### Exercise directions:
Would you return all of this data exactly, leaving nothing out?

--- start of Collected material ---

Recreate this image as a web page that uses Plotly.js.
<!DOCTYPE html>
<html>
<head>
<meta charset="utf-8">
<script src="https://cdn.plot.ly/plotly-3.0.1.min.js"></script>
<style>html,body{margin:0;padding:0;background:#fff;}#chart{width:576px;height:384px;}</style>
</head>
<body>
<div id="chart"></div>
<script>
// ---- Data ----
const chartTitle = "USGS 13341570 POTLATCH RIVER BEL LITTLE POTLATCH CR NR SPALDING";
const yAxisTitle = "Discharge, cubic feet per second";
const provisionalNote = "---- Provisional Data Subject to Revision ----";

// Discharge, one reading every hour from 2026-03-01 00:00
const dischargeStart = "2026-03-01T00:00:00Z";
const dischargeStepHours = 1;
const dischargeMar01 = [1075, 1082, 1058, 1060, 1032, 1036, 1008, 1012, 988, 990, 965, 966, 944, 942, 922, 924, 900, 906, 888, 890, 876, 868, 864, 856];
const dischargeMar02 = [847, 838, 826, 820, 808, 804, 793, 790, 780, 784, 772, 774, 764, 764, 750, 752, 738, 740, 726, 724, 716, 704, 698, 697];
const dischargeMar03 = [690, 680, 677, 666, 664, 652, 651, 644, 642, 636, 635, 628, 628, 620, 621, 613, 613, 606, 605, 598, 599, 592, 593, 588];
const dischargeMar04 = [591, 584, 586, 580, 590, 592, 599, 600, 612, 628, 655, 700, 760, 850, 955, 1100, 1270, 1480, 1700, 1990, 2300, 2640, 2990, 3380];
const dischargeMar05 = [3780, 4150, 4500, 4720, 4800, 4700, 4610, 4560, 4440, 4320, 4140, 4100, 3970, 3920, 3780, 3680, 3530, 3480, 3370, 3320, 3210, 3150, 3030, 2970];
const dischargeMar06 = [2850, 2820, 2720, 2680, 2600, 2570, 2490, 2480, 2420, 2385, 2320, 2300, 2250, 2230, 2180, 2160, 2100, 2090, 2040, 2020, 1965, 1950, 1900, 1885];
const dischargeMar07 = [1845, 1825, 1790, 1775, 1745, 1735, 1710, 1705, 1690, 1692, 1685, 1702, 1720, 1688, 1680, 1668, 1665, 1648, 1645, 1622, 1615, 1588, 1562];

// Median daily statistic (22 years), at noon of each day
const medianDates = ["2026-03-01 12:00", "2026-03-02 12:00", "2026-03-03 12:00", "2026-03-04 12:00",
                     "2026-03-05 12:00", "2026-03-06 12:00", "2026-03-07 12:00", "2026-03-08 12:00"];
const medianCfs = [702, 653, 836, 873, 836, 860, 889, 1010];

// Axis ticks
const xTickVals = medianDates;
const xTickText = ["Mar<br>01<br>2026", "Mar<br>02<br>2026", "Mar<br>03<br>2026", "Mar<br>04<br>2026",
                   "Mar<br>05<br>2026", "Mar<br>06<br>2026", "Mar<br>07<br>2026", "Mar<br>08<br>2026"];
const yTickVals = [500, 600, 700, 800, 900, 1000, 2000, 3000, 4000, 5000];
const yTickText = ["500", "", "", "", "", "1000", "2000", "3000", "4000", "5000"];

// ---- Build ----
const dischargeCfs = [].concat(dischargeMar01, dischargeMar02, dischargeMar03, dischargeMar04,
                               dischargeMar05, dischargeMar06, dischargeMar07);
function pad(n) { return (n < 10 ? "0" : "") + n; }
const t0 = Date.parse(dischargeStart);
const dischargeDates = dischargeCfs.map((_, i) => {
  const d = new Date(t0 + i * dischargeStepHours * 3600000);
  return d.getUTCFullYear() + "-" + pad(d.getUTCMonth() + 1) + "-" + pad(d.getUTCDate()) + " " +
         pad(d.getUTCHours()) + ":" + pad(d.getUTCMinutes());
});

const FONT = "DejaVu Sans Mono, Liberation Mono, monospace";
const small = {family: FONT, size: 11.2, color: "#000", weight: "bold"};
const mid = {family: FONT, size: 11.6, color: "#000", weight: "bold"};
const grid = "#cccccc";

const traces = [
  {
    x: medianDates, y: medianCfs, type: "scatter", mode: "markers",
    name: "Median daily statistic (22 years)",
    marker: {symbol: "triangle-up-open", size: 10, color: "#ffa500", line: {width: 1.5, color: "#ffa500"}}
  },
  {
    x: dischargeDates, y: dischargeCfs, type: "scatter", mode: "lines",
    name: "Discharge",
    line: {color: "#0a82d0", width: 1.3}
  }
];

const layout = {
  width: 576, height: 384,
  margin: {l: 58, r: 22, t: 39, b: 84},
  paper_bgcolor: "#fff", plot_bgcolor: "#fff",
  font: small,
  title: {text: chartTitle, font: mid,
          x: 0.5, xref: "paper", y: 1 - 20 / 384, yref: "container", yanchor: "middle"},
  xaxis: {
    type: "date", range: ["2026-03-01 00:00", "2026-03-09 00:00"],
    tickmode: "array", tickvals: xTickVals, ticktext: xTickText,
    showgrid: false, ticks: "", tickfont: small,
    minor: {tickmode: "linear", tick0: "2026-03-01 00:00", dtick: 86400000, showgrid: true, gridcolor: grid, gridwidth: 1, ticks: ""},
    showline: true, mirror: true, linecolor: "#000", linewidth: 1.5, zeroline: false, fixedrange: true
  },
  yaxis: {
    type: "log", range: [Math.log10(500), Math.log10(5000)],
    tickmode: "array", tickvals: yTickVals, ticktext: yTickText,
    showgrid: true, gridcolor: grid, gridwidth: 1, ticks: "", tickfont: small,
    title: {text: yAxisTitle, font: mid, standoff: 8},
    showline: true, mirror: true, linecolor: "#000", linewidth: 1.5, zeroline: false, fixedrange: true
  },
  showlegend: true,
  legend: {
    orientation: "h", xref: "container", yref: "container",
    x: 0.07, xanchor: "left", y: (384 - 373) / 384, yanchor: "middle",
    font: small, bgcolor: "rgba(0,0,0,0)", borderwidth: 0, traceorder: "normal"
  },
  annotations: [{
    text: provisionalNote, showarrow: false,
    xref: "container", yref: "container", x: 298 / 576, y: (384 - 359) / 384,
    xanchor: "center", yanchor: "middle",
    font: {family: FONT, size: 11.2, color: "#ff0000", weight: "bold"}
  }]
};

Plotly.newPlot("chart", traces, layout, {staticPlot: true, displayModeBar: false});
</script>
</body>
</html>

--- end of Collected material ---

### Response below:
Recreate this image as a web page that uses Plotly.js.
<!DOCTYPE html>
<html>
<head>
<meta charset="utf-8">
<script src="https://cdn.plot.ly/plotly-3.0.1.min.js"></script>
<style>html,body{margin:0;padding:0;background:#fff;}#chart{width:576px;height:384px;}</style>
</head>
<body>
<div id="chart"></div>
<script>
// ---- Data ----
const chartTitle = "USGS 13341570 POTLATCH RIVER BEL LITTLE POTLATCH CR NR SPALDING";
const yAxisTitle = "Discharge, cubic feet per second";
const provisionalNote = "---- Provisional Data Subject to Revision ----";

// Discharge, one reading every hour from 2026-03-01 00:00
const dischargeStart = "2026-03-01T00:00:00Z";
const dischargeStepHours = 1;
const dischargeMar01 = [1075, 1082, 1058, 1060, 1032, 1036, 1008, 1012, 988, 990, 965, 966, 944, 942, 922, 924, 900, 906, 888, 890, 876, 868, 864, 856];
const dischargeMar02 = [847, 838, 826, 820, 808, 804, 793, 790, 780, 784, 772, 774, 764, 764, 750, 752, 738, 740, 726, 724, 716, 704, 698, 697];
const dischargeMar03 = [690, 680, 677, 666, 664, 652, 651, 644, 642, 636, 635, 628, 628, 620, 621, 613, 613, 606, 605, 598, 599, 592, 593, 588];
const dischargeMar04 = [591, 584, 586, 580, 590, 592, 599, 600, 612, 628, 655, 700, 760, 850, 955, 1100, 1270, 1480, 1700, 1990, 2300, 2640, 2990, 3380];
const dischargeMar05 = [3780, 4150, 4500, 4720, 4800, 4700, 4610, 4560, 4440, 4320, 4140, 4100, 3970, 3920, 3780, 3680, 3530, 3480, 3370, 3320, 3210, 3150, 3030, 2970];
const dischargeMar06 = [2850, 2820, 2720, 2680, 2600, 2570, 2490, 2480, 2420, 2385, 2320, 2300, 2250, 2230, 2180, 2160, 2100, 2090, 2040, 2020, 1965, 1950, 1900, 1885];
const dischargeMar07 = [1845, 1825, 1790, 1775, 1745, 1735, 1710, 1705, 1690, 1692, 1685, 1702, 1720, 1688, 1680, 1668, 1665, 1648, 1645, 1622, 1615, 1588, 1562];

// Median daily statistic (22 years), at noon of each day
const medianDates = ["2026-03-01 12:00", "2026-03-02 12:00", "2026-03-03 12:00", "2026-03-04 12:00",
                     "2026-03-05 12:00", "2026-03-06 12:00", "2026-03-07 12:00", "2026-03-08 12:00"];
const medianCfs = [702, 653, 836, 873, 836, 860, 889, 1010];

// Axis ticks
const xTickVals = medianDates;
const xTickText = ["Mar<br>01<br>2026", "Mar<br>02<br>2026", "Mar<br>03<br>2026", "Mar<br>04<br>2026",
                   "Mar<br>05<br>2026", "Mar<br>06<br>2026", "Mar<br>07<br>2026", "Mar<br>08<br>2026"];
const yTickVals = [500, 600, 700, 800, 900, 1000, 2000, 3000, 4000, 5000];
const yTickText = ["500", "", "", "", "", "1000", "2000", "3000", "4000", "5000"];

// ---- Build ----
const dischargeCfs = [].concat(dischargeMar01, dischargeMar02, dischargeMar03, dischargeMar04,
                               dischargeMar05, dischargeMar06, dischargeMar07);
function pad(n) { return (n < 10 ? "0" : "") + n; }
const t0 = Date.parse(dischargeStart);
const dischargeDates = dischargeCfs.map((_, i) => {
  const d = new Date(t0 + i * dischargeStepHours * 3600000);
  return d.getUTCFullYear() + "-" + pad(d.getUTCMonth() + 1) + "-" + pad(d.getUTCDate()) + " " +
         pad(d.getUTCHours()) + ":" + pad(d.getUTCMinutes());
});

const FONT = "DejaVu Sans Mono, Liberation Mono, monospace";
const small = {family: FONT, size: 11.2, color: "#000", weight: "bold"};
const mid = {family: FONT, size: 11.6, color: "#000", weight: "bold"};
const grid = "#cccccc";

const traces = [
  {
    x: medianDates, y: medianCfs, type: "scatter", mode: "markers",
    name: "Median daily statistic (22 years)",
    marker: {symbol: "triangle-up-open", size: 10, color: "#ffa500", line: {width: 1.5, color: "#ffa500"}}
  },
  {
    x: dischargeDates, y: dischargeCfs, type: "scatter", mode: "lines",
    name: "Discharge",
    line: {color: "#0a82d0", width: 1.3}
  }
];

const layout = {
  width: 576, height: 384,
  margin: {l: 58, r: 22, t: 39, b: 84},
  paper_bgcolor: "#fff", plot_bgcolor: "#fff",
  font: small,
  title: {text: chartTitle, font: mid,
          x: 0.5, xref: "paper", y: 1 - 20 / 384, yref: "container", yanchor: "middle"},
  xaxis: {
    type: "date", range: ["2026-03-01 00:00", "2026-03-09 00:00"],
    tickmode: "array", tickvals: xTickVals, ticktext: xTickText,
    showgrid: false, ticks: "", tickfont: small,
    minor: {tickmode: "linear", tick0: "2026-03-01 00:00", dtick: 86400000, showgrid: true, gridcolor: grid, gridwidth: 1, ticks: ""},
    showline: true, mirror: true, linecolor: "#000", linewidth: 1.5, zeroline: false, fixedrange: true
  },
  yaxis: {
    type: "log", range: [Math.log10(500), Math.log10(5000)],
    tickmode: "array", tickvals: yTickVals, ticktext: yTickText,
    showgrid: true, gridcolor: grid, gridwidth: 1, ticks: "", tickfont: small,
    title: {text: yAxisTitle, font: mid, standoff: 8},
    showline: true, mirror: true, linecolor: "#000", linewidth: 1.5, zeroline: false, fixedrange: true
  },
  showlegend: true,
  legend: {
    orientation: "h", xref: "container", yref: "container",
    x: 0.07, xanchor: "left", y: (384 - 373) / 384, yanchor: "middle",
    font: small, bgcolor: "rgba(0,0,0,0)", borderwidth: 0, traceorder: "normal"
  },
  annotations: [{
    text: provisionalNote, showarrow: false,
    xref: "container", yref: "container", x: 298 / 576, y: (384 - 359) / 384,
    xanchor: "center", yanchor: "middle",
    font: {family: FONT, size: 11.2, color: "#ff0000", weight: "bold"}
  }]
};

Plotly.newPlot("chart", traces, layout, {staticPlot: true, displayModeBar: false});
</script>
</body>
</html>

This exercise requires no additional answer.